— What you are asked to do —
Transcribe every line exactly and omit anything that is a picture.

◇ ◇ ◇ ◇ ◇ ◇ ◇

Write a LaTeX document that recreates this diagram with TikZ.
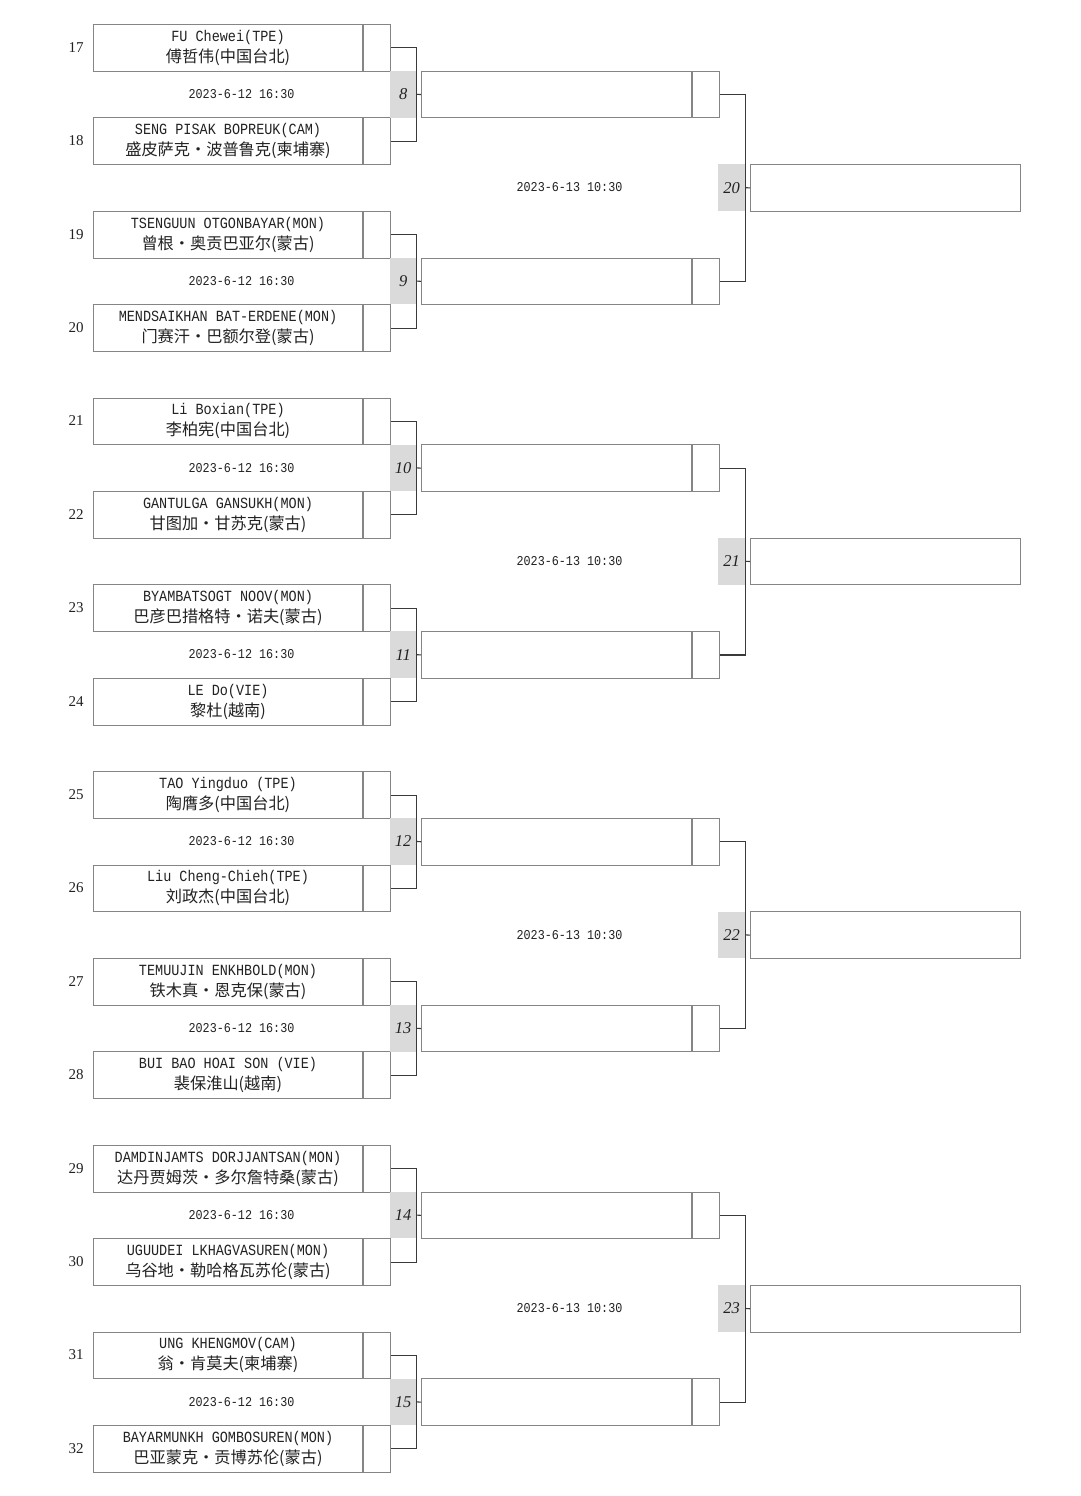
\documentclass[tikz,border=0pt]{standalone}
\usepackage{fontspec}
\setmainfont{Liberation Serif}
\newfontfamily\latinf[FakeStretch=0.87]{Liberation Mono}
\newfontfamily\cjkf{Noto Sans CJK SC}
\definecolor{boxline}{HTML}{858585}
\definecolor{connline}{HTML}{3A3A3A}
\definecolor{gfill}{HTML}{DADADA}
\definecolor{txt}{HTML}{222222}
\newcommand\brEntry[4]{%
  \pgfmathsetmacro\brT{24+#2*46.7}
  \node[seedno] (n#1) at (76,\brT+23.35) {#1};
  \node[namebox, anchor=north west] (e#1) at (93,\brT)
    {{\latinf\fontsize{15.5}{18}\selectfont #3}\\[3pt]{\cjkf\fontsize{16.2}{18}\selectfont #4}};
  \node[scorebox, anchor=west] (s#1) at (e#1.east) {};
}
\newcommand\brMatch[4]{%
  \pgfmathsetmacro\brT{24+#2*46.7}
  \node[gbox, minimum width=26pt, anchor=north west] (m#1) at (390,\brT) {#1};
  \draw[conn] (s#3.east) -| (m#1.east) |- (s#4.east);
  \node[rbox, anchor=north west] (r#1) at (421,\brT) {};
  \node[scorebox, anchor=west] (rs#1) at (r#1.east) {};
  \draw[conn] (m#1.east) -- (r#1.west);
  \node[datel] (d#1) at (241.5,\brT+23.35) {2023-6-12 16:30};
}
\newcommand\brFinal[4]{%
  \pgfmathsetmacro\brT{24+#2*46.7}
  \node[gbox, minimum width=27pt, anchor=north west] (m#1) at (718,\brT) {#1};
  \draw[conn] (rs#3.east) -| (m#1.east) |- (rs#4.east);
  \node[rbox, anchor=north west] (f#1) at (750,\brT) {};
  \draw[conn] (m#1.east) -- (f#1.west);
  \node[datel] (d#1) at (569.5,\brT+23.35) {2023-6-13 10:30};
}
\begin{document}
\begin{tikzpicture}[x=1pt,y=-1pt,
  namebox/.style={draw=boxline, line width=1pt, minimum width=269pt, minimum height=46.7pt,
    inner sep=0pt, align=center, text=txt, font=\fontsize{14}{18}\selectfont},
  scorebox/.style={draw=boxline, line width=1pt, minimum width=27pt, minimum height=46.7pt, inner sep=0pt},
  rbox/.style={draw=boxline, line width=1pt, minimum width=270pt, minimum height=46.7pt, inner sep=0pt},
  gbox/.style={fill=gfill, draw=none, minimum height=46.7pt, inner sep=0pt, text=txt,
    font=\fontsize{16.5}{18}\selectfont\itshape},
  conn/.style={draw=connline, line width=1.1pt},
  seedno/.style={inner sep=0pt, text=txt, font=\fontsize{15}{18}\selectfont},
  datel/.style={inner sep=0pt, text=txt, font=\latinf\fontsize{13.5}{14}\selectfont}
]
\useasboundingbox[fill=white] (0,0) rectangle (1080,1496);

\brEntry{17}{0}{FU Chewei(TPE)}{傅哲伟(中国台北)}
\brEntry{18}{2}{SENG PISAK BOPREUK(CAM)}{盛皮萨克•波普鲁克(柬埔寨)}
\brEntry{19}{4}{TSENGUUN OTGONBAYAR(MON)}{曾根•奥贡巴亚尔(蒙古)}
\brEntry{20}{6}{MENDSAIKHAN BAT-ERDENE(MON)}{门赛汗•巴额尔登(蒙古)}
\brEntry{21}{8}{Li Boxian(TPE)}{李柏宪(中国台北)}
\brEntry{22}{10}{GANTULGA GANSUKH(MON)}{甘图加•甘苏克(蒙古)}
\brEntry{23}{12}{BYAMBATSOGT NOOV(MON)}{巴彦巴措格特•诺夫(蒙古)}
\brEntry{24}{14}{LE Do(VIE)}{黎杜(越南)}
\brEntry{25}{16}{TAO Yingduo (TPE)}{陶膺多(中国台北)}
\brEntry{26}{18}{Liu Cheng-Chieh(TPE)}{刘政杰(中国台北)}
\brEntry{27}{20}{TEMUUJIN ENKHBOLD(MON)}{铁木真•恩克保(蒙古)}
\brEntry{28}{22}{BUI BAO HOAI SON (VIE)}{裴保淮山(越南)}
\brEntry{29}{24}{DAMDINJAMTS DORJJANTSAN(MON)}{达丹贾姆茨•多尔詹特桑(蒙古)}
\brEntry{30}{26}{UGUUDEI LKHAGVASUREN(MON)}{乌谷地•勒哈格瓦苏伦(蒙古)}
\brEntry{31}{28}{UNG KHENGMOV(CAM)}{翁•肯莫夫(柬埔寨)}
\brEntry{32}{30}{BAYARMUNKH GOMBOSUREN(MON)}{巴亚蒙克•贡博苏伦(蒙古)}

\brMatch{8}{1}{17}{18}
\brMatch{9}{5}{19}{20}
\brMatch{10}{9}{21}{22}
\brMatch{11}{13}{23}{24}
\brMatch{12}{17}{25}{26}
\brMatch{13}{21}{27}{28}
\brMatch{14}{25}{29}{30}
\brMatch{15}{29}{31}{32}

\brFinal{20}{3}{8}{9}
\brFinal{21}{11}{10}{11}
\brFinal{22}{19}{12}{13}
\brFinal{23}{27}{14}{15}
\end{tikzpicture}
\end{document}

◇ ◇ ◇ ◇ ◇ ◇ ◇

— Solution to this task —
Write a LaTeX document that recreates this diagram with TikZ.
\documentclass[tikz,border=0pt]{standalone}
\usepackage{fontspec}
\setmainfont{Liberation Serif}
\newfontfamily\latinf[FakeStretch=0.87]{Liberation Mono}
\newfontfamily\cjkf{Noto Sans CJK SC}
\definecolor{boxline}{HTML}{858585}
\definecolor{connline}{HTML}{3A3A3A}
\definecolor{gfill}{HTML}{DADADA}
\definecolor{txt}{HTML}{222222}
\newcommand\brEntry[4]{%
  \pgfmathsetmacro\brT{24+#2*46.7}
  \node[seedno] (n#1) at (76,\brT+23.35) {#1};
  \node[namebox, anchor=north west] (e#1) at (93,\brT)
    {{\latinf\fontsize{15.5}{18}\selectfont #3}\\[3pt]{\cjkf\fontsize{16.2}{18}\selectfont #4}};
  \node[scorebox, anchor=west] (s#1) at (e#1.east) {};
}
\newcommand\brMatch[4]{%
  \pgfmathsetmacro\brT{24+#2*46.7}
  \node[gbox, minimum width=26pt, anchor=north west] (m#1) at (390,\brT) {#1};
  \draw[conn] (s#3.east) -| (m#1.east) |- (s#4.east);
  \node[rbox, anchor=north west] (r#1) at (421,\brT) {};
  \node[scorebox, anchor=west] (rs#1) at (r#1.east) {};
  \draw[conn] (m#1.east) -- (r#1.west);
  \node[datel] (d#1) at (241.5,\brT+23.35) {2023-6-12 16:30};
}
\newcommand\brFinal[4]{%
  \pgfmathsetmacro\brT{24+#2*46.7}
  \node[gbox, minimum width=27pt, anchor=north west] (m#1) at (718,\brT) {#1};
  \draw[conn] (rs#3.east) -| (m#1.east) |- (rs#4.east);
  \node[rbox, anchor=north west] (f#1) at (750,\brT) {};
  \draw[conn] (m#1.east) -- (f#1.west);
  \node[datel] (d#1) at (569.5,\brT+23.35) {2023-6-13 10:30};
}
\begin{document}
\begin{tikzpicture}[x=1pt,y=-1pt,
  namebox/.style={draw=boxline, line width=1pt, minimum width=269pt, minimum height=46.7pt,
    inner sep=0pt, align=center, text=txt, font=\fontsize{14}{18}\selectfont},
  scorebox/.style={draw=boxline, line width=1pt, minimum width=27pt, minimum height=46.7pt, inner sep=0pt},
  rbox/.style={draw=boxline, line width=1pt, minimum width=270pt, minimum height=46.7pt, inner sep=0pt},
  gbox/.style={fill=gfill, draw=none, minimum height=46.7pt, inner sep=0pt, text=txt,
    font=\fontsize{16.5}{18}\selectfont\itshape},
  conn/.style={draw=connline, line width=1.1pt},
  seedno/.style={inner sep=0pt, text=txt, font=\fontsize{15}{18}\selectfont},
  datel/.style={inner sep=0pt, text=txt, font=\latinf\fontsize{13.5}{14}\selectfont}
]
\useasboundingbox[fill=white] (0,0) rectangle (1080,1496);

\brEntry{17}{0}{FU Chewei(TPE)}{傅哲伟(中国台北)}
\brEntry{18}{2}{SENG PISAK BOPREUK(CAM)}{盛皮萨克•波普鲁克(柬埔寨)}
\brEntry{19}{4}{TSENGUUN OTGONBAYAR(MON)}{曾根•奥贡巴亚尔(蒙古)}
\brEntry{20}{6}{MENDSAIKHAN BAT-ERDENE(MON)}{门赛汗•巴额尔登(蒙古)}
\brEntry{21}{8}{Li Boxian(TPE)}{李柏宪(中国台北)}
\brEntry{22}{10}{GANTULGA GANSUKH(MON)}{甘图加•甘苏克(蒙古)}
\brEntry{23}{12}{BYAMBATSOGT NOOV(MON)}{巴彦巴措格特•诺夫(蒙古)}
\brEntry{24}{14}{LE Do(VIE)}{黎杜(越南)}
\brEntry{25}{16}{TAO Yingduo (TPE)}{陶膺多(中国台北)}
\brEntry{26}{18}{Liu Cheng-Chieh(TPE)}{刘政杰(中国台北)}
\brEntry{27}{20}{TEMUUJIN ENKHBOLD(MON)}{铁木真•恩克保(蒙古)}
\brEntry{28}{22}{BUI BAO HOAI SON (VIE)}{裴保淮山(越南)}
\brEntry{29}{24}{DAMDINJAMTS DORJJANTSAN(MON)}{达丹贾姆茨•多尔詹特桑(蒙古)}
\brEntry{30}{26}{UGUUDEI LKHAGVASUREN(MON)}{乌谷地•勒哈格瓦苏伦(蒙古)}
\brEntry{31}{28}{UNG KHENGMOV(CAM)}{翁•肯莫夫(柬埔寨)}
\brEntry{32}{30}{BAYARMUNKH GOMBOSUREN(MON)}{巴亚蒙克•贡博苏伦(蒙古)}

\brMatch{8}{1}{17}{18}
\brMatch{9}{5}{19}{20}
\brMatch{10}{9}{21}{22}
\brMatch{11}{13}{23}{24}
\brMatch{12}{17}{25}{26}
\brMatch{13}{21}{27}{28}
\brMatch{14}{25}{29}{30}
\brMatch{15}{29}{31}{32}

\brFinal{20}{3}{8}{9}
\brFinal{21}{11}{10}{11}
\brFinal{22}{19}{12}{13}
\brFinal{23}{27}{14}{15}
\end{tikzpicture}
\end{document}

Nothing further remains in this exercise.